**DATA SEGMENT**:
==============================
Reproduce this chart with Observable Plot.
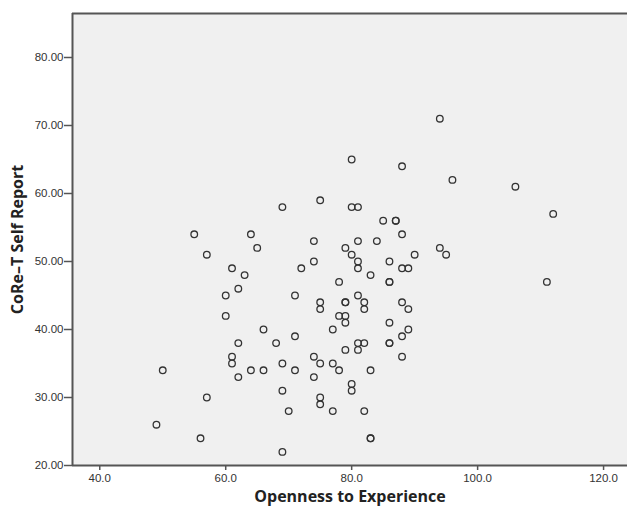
<!DOCTYPE html>
<html>
<head>
<meta charset="utf-8">
<script src="https://cdn.jsdelivr.net/npm/d3@7"></script>
<script src="https://cdn.jsdelivr.net/npm/@observablehq/plot@0.6"></script>
<style>
  html, body { margin: 0; padding: 0; background: #ffffff; }
  #chart svg { display: block; }
</style>
</head>
<body>
<div id="chart"></div>
<script>
// Openness to Experience (x) and CoRe-T Self Report (y)
const openness = [49,50,55,56,57,57,60,60,61,61,61,62,62,62,63,64,64,65,66,66,68,69,69,69,69,70,71,71,71,72,74,74,74,74,75,75,75,75,75,75,77,77,77,78,78,78,79,79,79,79,79,79,80,80,80,80,80,81,81,81,81,81,81,81,82,82,82,82,83,83,83,83,84,85,86,86,86,86,86,86,87,87,88,88,88,88,88,88,89,89,89,90,94,94,95,96,106,111,112];
const coreT    = [26,34,54,24,51,30,45,42,49,36,35,46,38,33,48,54,34,52,40,34,38,58,35,31,22,28,45,39,34,49,53,50,36,33,59,44,43,35,30,29,40,35,28,47,42,34,52,44,44,42,41,37,65,58,51,32,31,58,53,50,49,45,38,37,44,43,38,28,48,34,24,24,53,56,50,47,47,41,38,38,56,56,64,54,49,44,39,36,49,43,40,51,71,52,51,62,61,47,57];

const xTicks = [40, 60, 80, 100, 120];
const yTicks = [20, 30, 40, 50, 60, 70, 80];
const xTitle = "Openness to Experience";
const yTitle = "CoRe\u2013T Self Report";

const data = openness.map((x, i) => ({x, y: coreT[i]}));
const xDomain = [35.67, 123.8];
const yDomain = [20, 86.47];
const axisColor = "#555";
const tickFont = "Liberation Sans, Arial, sans-serif";
const titleFont = "Open Sans, DejaVu Sans, sans-serif";

const chart = Plot.plot({
  width: 627,
  height: 511,
  marginLeft: 72,
  marginRight: 0,
  marginTop: 13,
  marginBottom: 46,
  style: {background: "#ffffff", fontFamily: tickFont},
  x: {domain: xDomain},
  y: {domain: yDomain},
  marks: [
    Plot.frame({fill: "#f0f0f0", stroke: null}),
    Plot.axisX({ticks: xTicks, tickFormat: d3.format(".1f"), tickSize: 5, tickPadding: 3,
      stroke: axisColor, strokeWidth: 1.5, fill: "#333", fontSize: 11.5, label: null}),
    Plot.axisY({ticks: yTicks, tickFormat: d3.format(".2f"), tickSize: 8, tickPadding: 1,
      stroke: axisColor, strokeWidth: 1.5, fill: "#333", fontSize: 11.5, label: null}),
    Plot.ruleX([xDomain[0]], {stroke: axisColor, strokeWidth: 2}),
    Plot.ruleY([yDomain[0]], {stroke: axisColor, strokeWidth: 2}),
    Plot.ruleY([yDomain[1]], {stroke: axisColor, strokeWidth: 2}),
    Plot.dot(data, {x: "x", y: "y", r: 3.3, stroke: "#333", strokeWidth: 1.3, fill: "none"}),
    Plot.text([xTitle], {frameAnchor: "bottom", dy: 36, text: d => d, fontWeight: "bold",
      fontSize: 16, fill: "#222", fontFamily: titleFont, textAnchor: "middle"}),
    Plot.text([yTitle], {frameAnchor: "left", dx: -55, rotate: -90, text: d => d, fontWeight: "bold",
      fontSize: 16, fill: "#222", fontFamily: titleFont, textAnchor: "middle"})
  ]
});
document.getElementById("chart").appendChild(chart);
</script>
</body>
</html>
==============================
**OBJECTIVE**: Take the listing above and print it exactly, apart from the pictures.

**ANSWER TO THE TASK**:
Reproduce this chart with Observable Plot.
<!DOCTYPE html>
<html>
<head>
<meta charset="utf-8">
<script src="https://cdn.jsdelivr.net/npm/d3@7"></script>
<script src="https://cdn.jsdelivr.net/npm/@observablehq/plot@0.6"></script>
<style>
  html, body { margin: 0; padding: 0; background: #ffffff; }
  #chart svg { display: block; }
</style>
</head>
<body>
<div id="chart"></div>
<script>
// Openness to Experience (x) and CoRe-T Self Report (y)
const openness = [49,50,55,56,57,57,60,60,61,61,61,62,62,62,63,64,64,65,66,66,68,69,69,69,69,70,71,71,71,72,74,74,74,74,75,75,75,75,75,75,77,77,77,78,78,78,79,79,79,79,79,79,80,80,80,80,80,81,81,81,81,81,81,81,82,82,82,82,83,83,83,83,84,85,86,86,86,86,86,86,87,87,88,88,88,88,88,88,89,89,89,90,94,94,95,96,106,111,112];
const coreT    = [26,34,54,24,51,30,45,42,49,36,35,46,38,33,48,54,34,52,40,34,38,58,35,31,22,28,45,39,34,49,53,50,36,33,59,44,43,35,30,29,40,35,28,47,42,34,52,44,44,42,41,37,65,58,51,32,31,58,53,50,49,45,38,37,44,43,38,28,48,34,24,24,53,56,50,47,47,41,38,38,56,56,64,54,49,44,39,36,49,43,40,51,71,52,51,62,61,47,57];

const xTicks = [40, 60, 80, 100, 120];
const yTicks = [20, 30, 40, 50, 60, 70, 80];
const xTitle = "Openness to Experience";
const yTitle = "CoRe\u2013T Self Report";

const data = openness.map((x, i) => ({x, y: coreT[i]}));
const xDomain = [35.67, 123.8];
const yDomain = [20, 86.47];
const axisColor = "#555";
const tickFont = "Liberation Sans, Arial, sans-serif";
const titleFont = "Open Sans, DejaVu Sans, sans-serif";

const chart = Plot.plot({
  width: 627,
  height: 511,
  marginLeft: 72,
  marginRight: 0,
  marginTop: 13,
  marginBottom: 46,
  style: {background: "#ffffff", fontFamily: tickFont},
  x: {domain: xDomain},
  y: {domain: yDomain},
  marks: [
    Plot.frame({fill: "#f0f0f0", stroke: null}),
    Plot.axisX({ticks: xTicks, tickFormat: d3.format(".1f"), tickSize: 5, tickPadding: 3,
      stroke: axisColor, strokeWidth: 1.5, fill: "#333", fontSize: 11.5, label: null}),
    Plot.axisY({ticks: yTicks, tickFormat: d3.format(".2f"), tickSize: 8, tickPadding: 1,
      stroke: axisColor, strokeWidth: 1.5, fill: "#333", fontSize: 11.5, label: null}),
    Plot.ruleX([xDomain[0]], {stroke: axisColor, strokeWidth: 2}),
    Plot.ruleY([yDomain[0]], {stroke: axisColor, strokeWidth: 2}),
    Plot.ruleY([yDomain[1]], {stroke: axisColor, strokeWidth: 2}),
    Plot.dot(data, {x: "x", y: "y", r: 3.3, stroke: "#333", strokeWidth: 1.3, fill: "none"}),
    Plot.text([xTitle], {frameAnchor: "bottom", dy: 36, text: d => d, fontWeight: "bold",
      fontSize: 16, fill: "#222", fontFamily: titleFont, textAnchor: "middle"}),
    Plot.text([yTitle], {frameAnchor: "left", dx: -55, rotate: -90, text: d => d, fontWeight: "bold",
      fontSize: 16, fill: "#222", fontFamily: titleFont, textAnchor: "middle"})
  ]
});
document.getElementById("chart").appendChild(chart);
</script>
</body>
</html>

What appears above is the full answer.